Exercise prompt:
Scan the records below for the line with "Write the Altair code for this chart." and the line with "W, H = 413, 273", and retype that range exactly, both ends included, pictures excepted.

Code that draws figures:

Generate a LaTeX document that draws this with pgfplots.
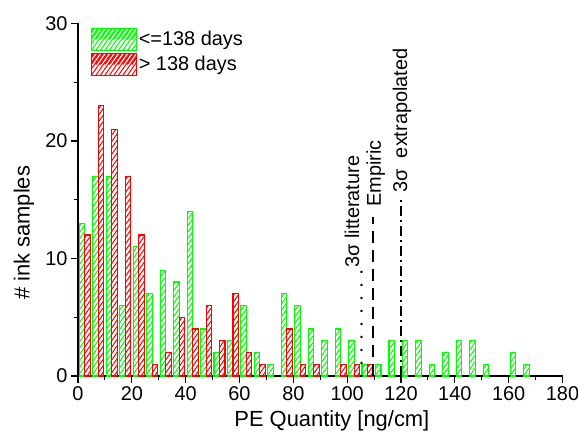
\documentclass[border=0pt]{standalone}
\usepackage{pgfplots}
\pgfplotsset{compat=1.18}
\usepackage{fontspec}
\setmainfont{Liberation Sans}
\definecolor{hgreen}{RGB}{0,255,0}
\definecolor{hred}{RGB}{255,0,0}
\tikzset{
 hatch/.style={path picture={%
   \pgfsetcolor{#1}\pgfsetlinewidth{1bp}\pgfsetdash{}{0pt}%
   \foreach \k in {-44,...,103}{%
     \pgfpathmoveto{\pgfpointadd{\pgfplotspointaxisxy{0}{0}}{\pgfpoint{\k*4.5bp}{0bp}}}%
     \pgfpathlineto{\pgfpointadd{\pgfplotspointaxisxy{0}{0}}{\pgfpoint{\k*4.5bp+197.9bp}{282.6bp}}}%
     \pgfusepath{stroke}%
   }}}
}
\newcommand{\hatchlegend}[1]{%
  \begin{scope}
  \clip (0bp,-11bp) rectangle (45bp,11bp);
  \foreach \k in {-5,...,10}{\draw[#1, line width=1bp] (\k*4.5bp,-11bp) -- ++(55:40bp);}
  \end{scope}
  \draw[#1, line width=1.1bp] (0bp,-11bp) rectangle (45bp,11bp);}
\begin{document}
\begin{tikzpicture}
\path[use as bounding box] (-78bp,-58bp) rectangle (500bp,376bp);
\begin{axis}[
 at={(0,0)}, anchor=south west, scale only axis,
 width=484.5bp, height=352.5bp,
 xmin=0, xmax=180, ymin=0, ymax=30,
 axis x line*=bottom, axis y line*=left,
 xtick={0,20,...,180}, ytick={0,10,20,30},
 minor x tick num=1, minor y tick num=1,
 tick align=outside,
 major tick length=7bp, minor tick length=4bp,
 tick style={black, line width=1.1bp},
 axis line style={black, line width=1.2bp},
 /pgf/number format/assume math mode=true,
 tick label style={font=\fontsize{20}{24}\selectfont},
 label style={font=\fontsize{22}{26}\selectfont},
 xlabel={PE Quantity [ng/cm]},
 ylabel={\# ink samples},
 xlabel style={at={(axis description cs:0.524,-0.128)}, anchor=center},
 ylabel style={at={(axis description cs:-0.1115,0.406)}, anchor=center},
 bar width=2.05,
 legend style={draw=none, fill=none, at={(axis description cs:0.026,0.988)}, anchor=north west, font=\fontsize{20}{24}\selectfont, inner sep=0pt, row sep=2bp},
 legend cell align=left,
]
\addplot[ybar, bar shift=0pt, draw=hgreen, line width=1.1bp, hatch=hgreen,
 legend image code/.code={\hatchlegend{hgreen}}] coordinates {
(1.55,13) (6.55,17) (11.55,17) (16.55,6) (21.55,11) (26.55,7) (31.55,9) (36.55,8) (41.55,14) (46.55,4)
(51.55,2) (56.55,3) (61.55,6) (66.55,2) (71.55,1) (76.55,7) (81.55,6) (86.55,4) (91.55,3) (96.55,4)
(101.55,3) (106.55,1) (111.55,1) (116.55,3) (121.55,3) (126.55,3) (131.55,1) (136.55,2) (141.55,3) (146.55,3)
(151.55,1) (161.55,2) (166.55,1)};
\addplot[ybar, bar shift=0pt, draw=hred, line width=1.1bp, hatch=hred,
 legend image code/.code={\hatchlegend{hred}}] coordinates {
(3.6,12) (8.6,23) (13.6,21) (18.6,17) (23.6,12) (28.6,1) (33.6,2) (38.6,5) (43.6,4) (48.6,6)
(53.6,3) (58.6,7) (63.6,2) (68.6,1) (78.6,4) (83.6,1) (88.6,1) (98.6,1) (103.6,1) (108.6,1)};
\addplot[black, line width=2.5bp, line cap=round, dash pattern=on 0.01bp off 13bp, forget plot] coordinates {(105.4,0) (105.4,8.9)};
\addplot[black, line width=2.3bp, dash pattern=on 12bp off 7bp, forget plot] coordinates {(109.7,0) (109.7,13.55)};
\addplot[black, line width=2.2bp, dash pattern=on 10bp off 4bp on 2bp off 4bp, forget plot] coordinates {(120,0) (120,15)};
\node[rotate=90, anchor=west, inner sep=0pt, font=\fontsize{20}{24}\selectfont] at (axis cs:101.8,9.2) {3σ litterature};
\node[rotate=90, anchor=west, inner sep=0pt, font=\fontsize{20}{24}\selectfont] at (axis cs:110.6,14.4) {Empiric};
\node[rotate=90, anchor=west, inner sep=0pt, font=\fontsize{20}{24}\selectfont] at (axis cs:120.4,15.6) {3σ\ \ extrapolated};
\legend{{<=138 days},{> 138 days}}
\end{axis}
\end{tikzpicture}
\end{document}
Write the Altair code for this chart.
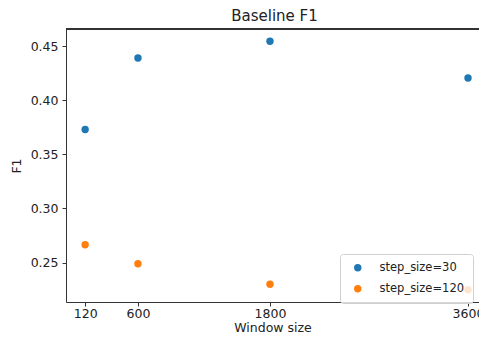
import altair as alt
import pandas as pd

window_sizes = [120, 600, 1800, 3600]
f1_step30 = [0.373, 0.439, 0.4545, 0.4205]
f1_step120 = [0.2665, 0.249, 0.230, 0.225]
series_names = ["step_size=30", "step_size=120"]
x_ticks = [120, 600, 1800, 3600]
y_ticks = [0.25, 0.30, 0.35, 0.40, 0.45]

rows = []
for w, v in zip(window_sizes, f1_step30):
    rows.append({"window": w, "f1": v, "series": series_names[0]})
for w, v in zip(window_sizes, f1_step120):
    rows.append({"window": w, "f1": v, "series": series_names[1]})
df = pd.DataFrame(rows)

FONT = "DejaVu Sans"
W, H = 413, 273

points = alt.Chart(df).mark_circle(size=55, opacity=1).encode(
    x=alt.X("window:Q",
            scale=alt.Scale(domain=[-54, 3700], nice=False, zero=False),
            axis=alt.Axis(values=x_ticks, format="d", title="Window size", grid=False,
                          tickSize=4, labelPadding=1, titlePadding=2,
                          domainColor="#333", tickColor="#333")),
    y=alt.Y("f1:Q",
            scale=alt.Scale(domain=[0.2136, 0.4658], nice=False, zero=False),
            axis=alt.Axis(values=y_ticks, format=".2f", title="F1", grid=False,
                          tickSize=4, labelPadding=4, titlePadding=7,
                          domainColor="#333", tickColor="#333")),
    color=alt.Color("series:N",
                    scale=alt.Scale(domain=series_names, range=["#1f77b4", "#ff7f0e"]),
                    legend=alt.Legend(title=None, orient="none", legendX=274, legendY=225,
                                      fillColor="rgba(255,255,255,0.8)", strokeColor="#d0d0d0",
                                      cornerRadius=3, padding=8, symbolType="circle",
                                      symbolSize=55, symbolOffset=4, labelOffset=16,
                                      rowPadding=8, labelFontSize=11.5, labelFont=FONT,
                                      labelColor="#222")),
)

top_border = alt.Chart(df).mark_rule(color="#333", strokeWidth=1).encode(
    x=alt.value(0), x2=alt.value(W), y=alt.value(0)
)

chart = alt.layer(points, top_border).properties(
    width=W, height=H,
    title=alt.TitleParams("Baseline F1", font=FONT, fontSize=15, fontWeight="normal",
                          color="#222", offset=5, dx=2),
    autosize=alt.AutoSizeParams(type="none"),
    padding={"left": 58, "top": 21, "right": 0, "bottom": 31},
).configure_view(stroke=None).configure_axis(
    labelFont=FONT, titleFont=FONT, labelFontSize=12.5, titleFontSize=12.5,
    titleFontWeight="normal", labelColor="#222", titleColor="#222"
)

chart.save("out.html", embed_options={"renderer": "svg", "actions": False})
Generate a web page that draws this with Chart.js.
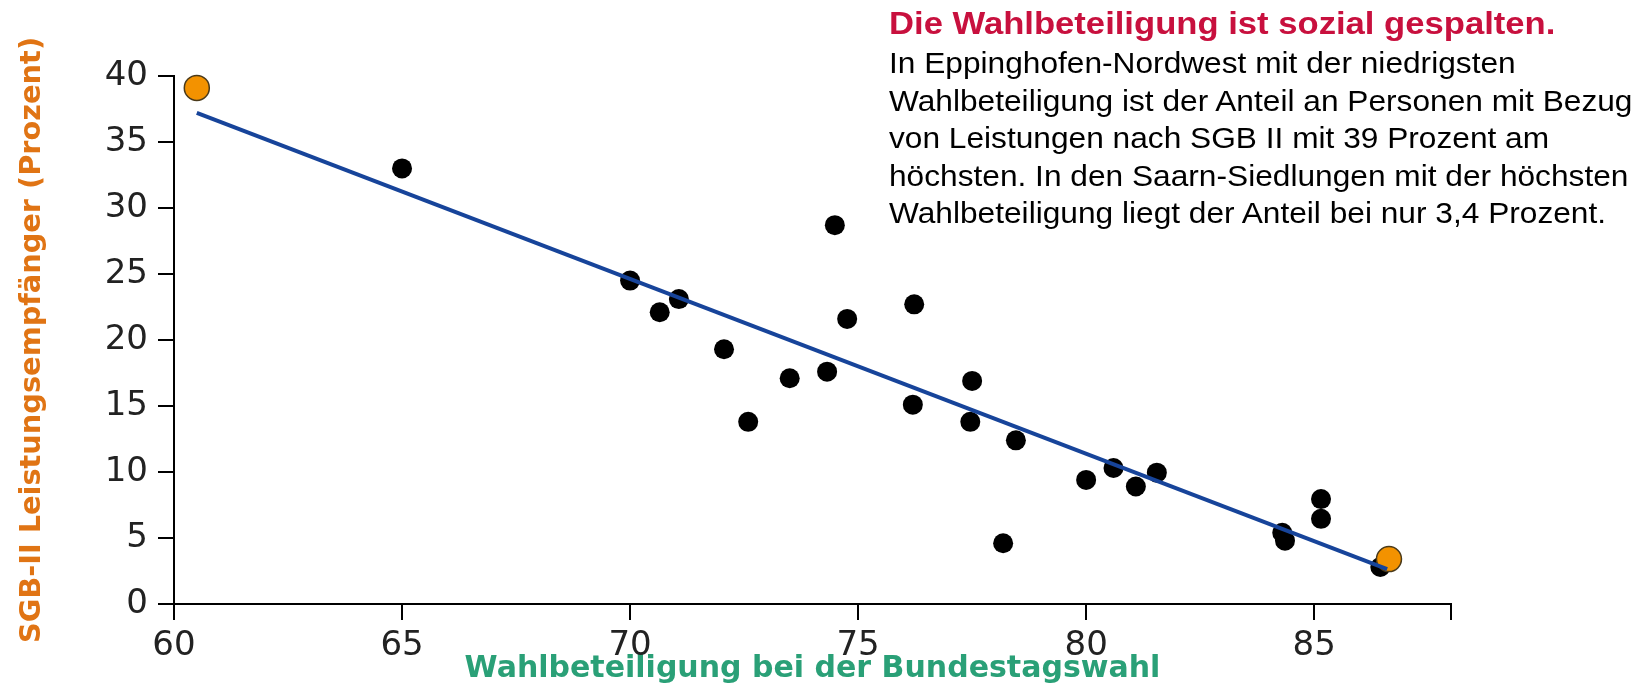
<!DOCTYPE html>
<html>
<head>
<meta charset="utf-8">
<script src="https://cdn.jsdelivr.net/npm/chart.js@4"></script>
<style>
body{margin:0;background:#fff}
#wrap{position:relative;width:1643px;height:686px}
#chart{position:absolute;left:0;top:0}
.note{position:absolute;left:889px;font-family:"Liberation Sans",Arial,sans-serif;white-space:nowrap;transform-origin:0 0}
#noteTitle{top:4px;font-size:31px;line-height:40px;color:#c8103e;font-weight:bold;transform:scaleX(1.117)}
#noteText{top:45px;font-size:29px;line-height:37.5px;color:#000;transform:scaleX(1.092)}
</style>
</head>
<body>
<div id="wrap">
<canvas id="chart" width="1643" height="686"></canvas>
<div class="note" id="noteTitle">Die Wahlbeteiligung ist sozial gespalten.</div>
<div class="note" id="noteText">In Eppinghofen-Nordwest mit der niedrigsten<br>Wahlbeteiligung ist der Anteil an Personen mit Bezug<br>von Leistungen nach SGB II mit 39 Prozent am<br>höchsten. In den Saarn-Siedlungen mit der höchsten<br>Wahlbeteiligung liegt der Anteil bei nur 3,4 Prozent.</div>
</div>
<script>
// Stadtteile: Wahlbeteiligung (x) und Anteil SGB-II-Empfänger (y)
const turnout = [65.0, 70.0, 70.65, 71.07, 72.06, 72.59, 73.5, 74.32, 74.49, 74.76,
  76.23, 76.2, 77.5, 77.46, 78.46, 78.18, 80.0, 80.6, 81.09, 81.55,
  84.3, 84.36, 85.15, 85.15, 86.45]
const sgbShare = [33.0, 24.5, 22.1, 23.1, 19.3, 13.8, 17.1, 17.6, 28.7, 21.6,
  22.7, 15.1, 16.9, 13.8, 12.4, 4.6, 9.4, 10.3, 8.9, 9.95,
  5.4, 4.8, 7.95, 6.45, 2.8]

// Eppinghofen-Nordwest und Saarn-Siedlungen
const highlightTurnout = [60.5, 86.64]
const highlightShare = [39.1, 3.4]

// Regressionsgerade (Endpunkte)
const trendTurnout = [60.5, 86.6]
const trendShare = [37.2, 2.65]

const xTicks = [60, 65, 70, 75, 80, 85]
const xMax = 88
const yTicks = [0, 5, 10, 15, 20, 25, 30, 35, 40]

const toPoints = (xs, ys) => xs.map((x, i) => ({x: x, y: ys[i]}))

const tickFont = {family: 'DejaVu Sans', size: 34}

const ctx = document.getElementById('chart').getContext('2d')
const myChart = new Chart(ctx, {
    type: 'scatter',
    data: {
        datasets: [{
            type: 'line',
            data: toPoints(trendTurnout, trendShare),
            borderColor: '#17449a',
            borderWidth: 4,
            pointRadius: 0,
            fill: false,
            clip: false
        }, {
            data: toPoints(highlightTurnout, highlightShare),
            backgroundColor: '#f39200',
            borderColor: '#4a3a1a',
            borderWidth: 1.5,
            pointRadius: 12.5,
            clip: false
        }, {
            data: toPoints(turnout, sgbShare),
            backgroundColor: '#000',
            borderWidth: 0,
            pointRadius: 10,
            clip: false
        }]
    },
    options: {
        responsive: false,
        animation: false,
        events: [],
        devicePixelRatio: 1,
        layout: {padding: {left: 0, top: 76, right: 192, bottom: 0}},
        plugins: {legend: {display: false}, tooltip: {enabled: false}},
        scales: {
            x: {
                type: 'linear',
                min: 60,
                max: xMax,
                afterFit: s => { s.height = 82 },
                afterBuildTicks: s => { s.ticks = xTicks.concat([xMax]).map(v => ({value: v})) },
                grid: {drawOnChartArea: false, color: '#000', lineWidth: 2, tickLength: 16},
                border: {color: '#000', width: 2},
                ticks: {
                    font: tickFont, color: '#222', padding: 6, maxRotation: 0, autoSkip: false,
                    callback: v => xTicks.includes(v) ? String(v) : ''
                },
                title: {
                    display: true,
                    text: 'Wahlbeteiligung bei der Bundestagswahl',
                    color: '#2aa077',
                    font: {family: 'DejaVu Sans', size: 30, weight: 'bold', lineHeight: 1},
                    padding: {top: 0, bottom: 2}
                }
            },
            y: {
                min: 0,
                max: 40,
                afterFit: s => { s.width = 174 },
                afterBuildTicks: s => { s.ticks = yTicks.map(v => ({value: v})) },
                grid: {drawOnChartArea: false, color: '#000', lineWidth: 2, tickLength: 16},
                border: {color: '#000', width: 2},
                ticks: {font: tickFont, color: '#222', padding: 10},
                title: {
                    display: true,
                    text: 'SGB-II Leistungsempfänger (Prozent)',
                    color: '#e07414',
                    font: {family: 'DejaVu Sans', size: 28.8, weight: 'bold', lineHeight: 1},
                    padding: {top: 18.5, bottom: 0}
                }
            }
        }
    }
});
</script>
</body>
</html>
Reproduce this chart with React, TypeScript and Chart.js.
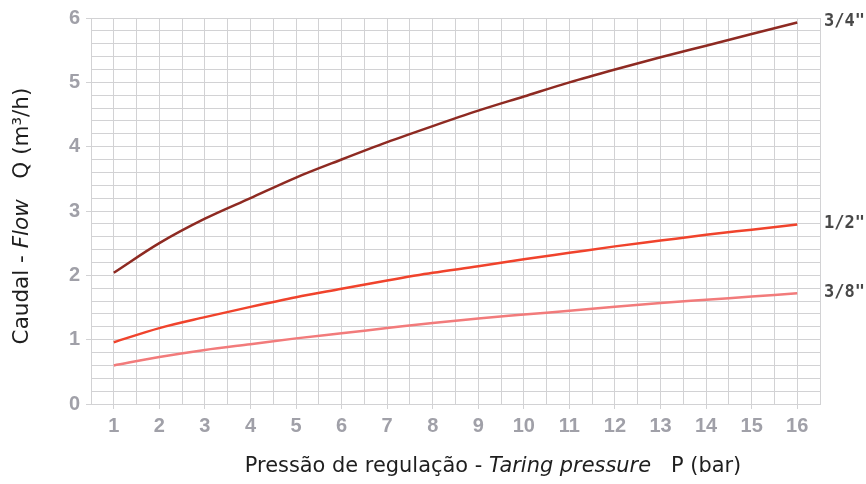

Exercise result:
Write the Altair code for this chart.
import altair as alt
import pandas as pd

window_sizes = [120, 600, 1800, 3600]
f1_step30 = [0.373, 0.439, 0.4545, 0.4205]
f1_step120 = [0.2665, 0.249, 0.230, 0.225]
series_names = ["step_size=30", "step_size=120"]
x_ticks = [120, 600, 1800, 3600]
y_ticks = [0.25, 0.30, 0.35, 0.40, 0.45]

rows = []
for w, v in zip(window_sizes, f1_step30):
    rows.append({"window": w, "f1": v, "series": series_names[0]})
for w, v in zip(window_sizes, f1_step120):
    rows.append({"window": w, "f1": v, "series": series_names[1]})
df = pd.DataFrame(rows)

FONT = "DejaVu Sans"
W, H = 413, 273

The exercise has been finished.